عنوان مقاله [English]
A tailing dam or confining embankment is constructed to enable the deposited tailings to settle and retain processed water. Tailing dams are susceptible to different kinds of pressures such as water pressure and the load of the tailings themselves. Miduk tailing dam was originally constructed with a fine silty sand layer to retain water covered by coarse grains. It was constructed in stages according to the downstream method, filter and support fill.
Tailing dams and downstream areas must be monitored as they undergo internal erosion, during which, the fine grains in the core of a dam are flushed away by seeping water and, as a consequence, the hydraulic conductivity in the remaining material increases. High velocity flows through the dam embankment can cause progressive erosion and piping. Moreover, the saturation of embankment soils, abutments, differential settlements in foundations, local stress relaxation in the soil and locally increased hydraulic gradient generally reduce soil strengths. The seepage issue in a tailing dam is the cause of reservoir loss to groundwater . Furthermore, it causes environmental problems such as the diffusion of heavy metals, acid drainage and so forth. Reversed water from the tailing dam is particularly important in desert areas.

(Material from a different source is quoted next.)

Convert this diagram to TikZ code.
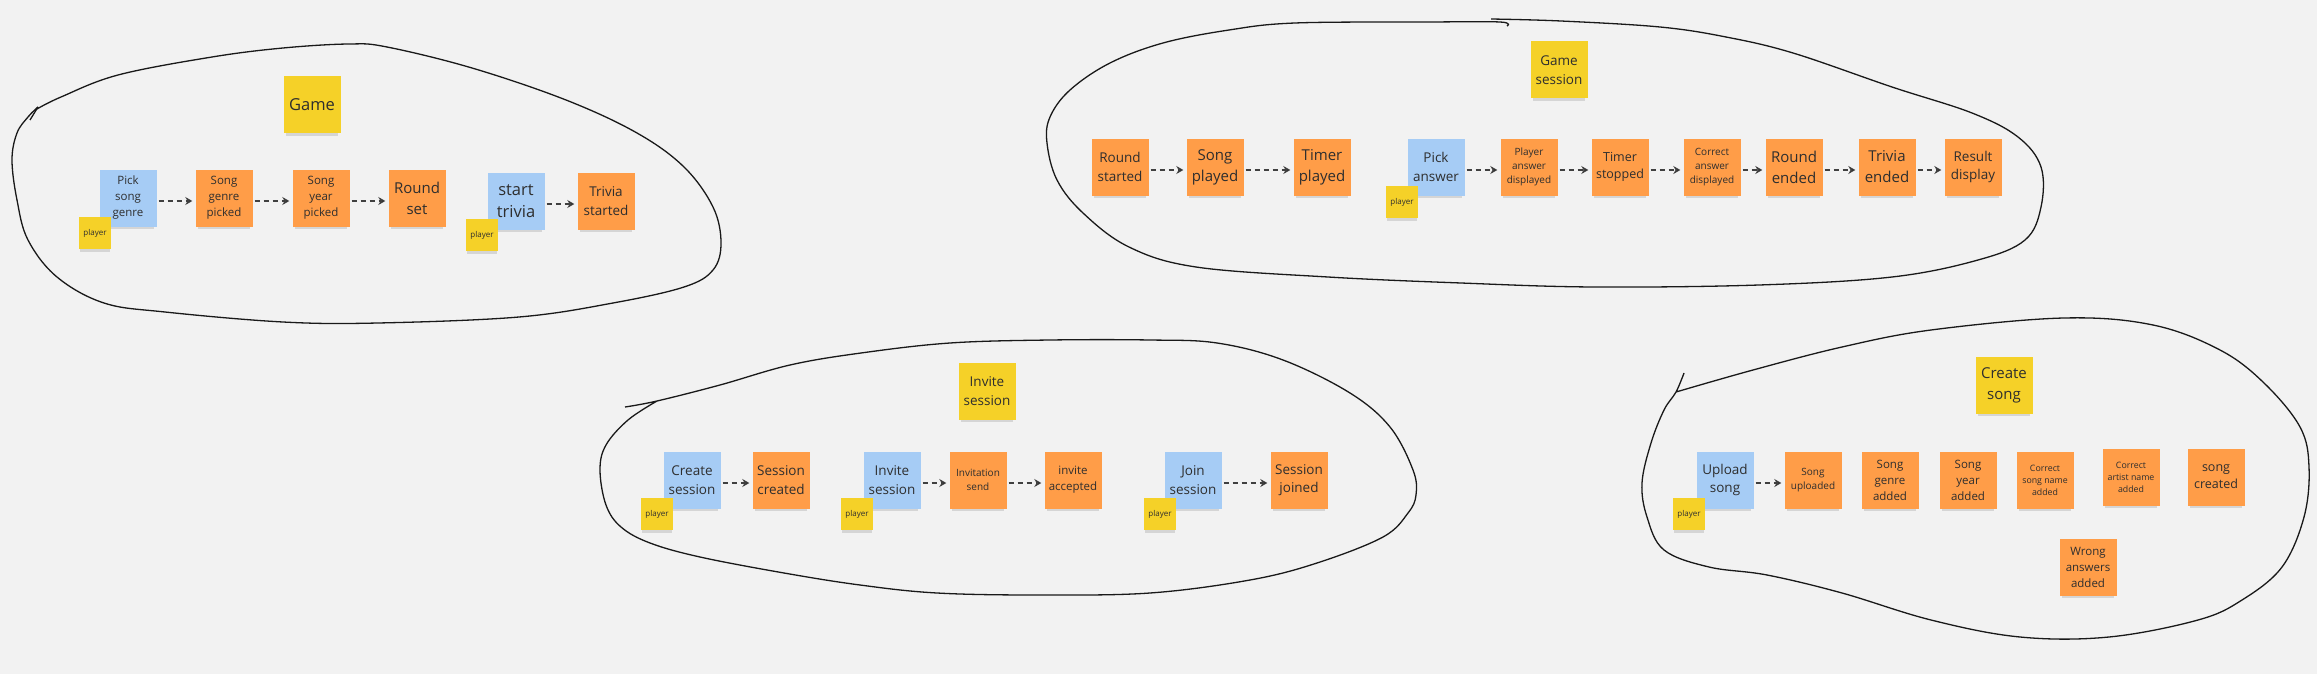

Resistivity and self-potential (SP) monitoring has been widely applied for solving environmental and engineering problems of embankment dams by studying the changes in the subsurface properties with time. SP changes are caused by water movements through (or under) the dam and resistivity changes reflect the changes in the electrical properties of the dam materials.
Self-potential (SP) is a method where naturally occurring electrical potentials are measured. There are a number of different electro-chemical processes that can create such potentials. The type that is of interest in dam investigations is the so-called streaming potential which is the voltage difference parallel to the direction of flow. The streaming potential is manifested by a shearing of the diffuse layer caused by the hydraulic gradient. The field equipment for SP measurements is simple and inexpensive. It requires a pair of non-polarized electrodes, a high impedance voltmeter and t cables to connect them. Electrode drifts were controlled during SP measurements. Electrode drift is primarily caused by variations in temperature or soil moisture or by contamination of the electrolyte by ions introduced from the soil. Changes in the telluric currents induce substantial changes in the potential distribution in the subsurface, an effect accounted for by making regular measurements of the SP difference between the reference point and the base point within the survey area.
The Resistivity method involves the measurement of the apparent resistivity of soil and rocks as a function of depth or position. The resistivity of the ground is measured by injecting a current with two electrodes and measuring the resulting potential difference with two other electrodes. The readings are usually converted into an apparent resistivity of the sub-surface. From these measurements, the true resistivity of the subsurface can be estimated. The investigated volume can be changed by moving the electrodes. The data are usually inverted to a vertical resistivity section, assuming a 2D geometry perpendicular to the profile. Most commonly, the local variability is minimized, resulting in smooth models compatible with the measured data, meaning that sharp resistivity borders such as the ground water surface is visualized as a smooth transition in such inverted sections.
The principle objective of the present study was to evaluate the electrical resistivity and the self-potential methods used to detect anomalous seepage through mine tailing dams. In this regard, field measurements of resistivity and self-potential were carried out on the downstream grounds of tailing dam so as to identify the SP-responses related to seepage. The hydro-stratigraphy was mapped with the resistivity data (4 profiles of ERT) and groundwater flow patterns were specified with self-potential data (208 SP measurement points). The groundwater flow pattern was controlled by the geological and tectonic history of bedrock and the preferential flow pathway existing beneath the dam.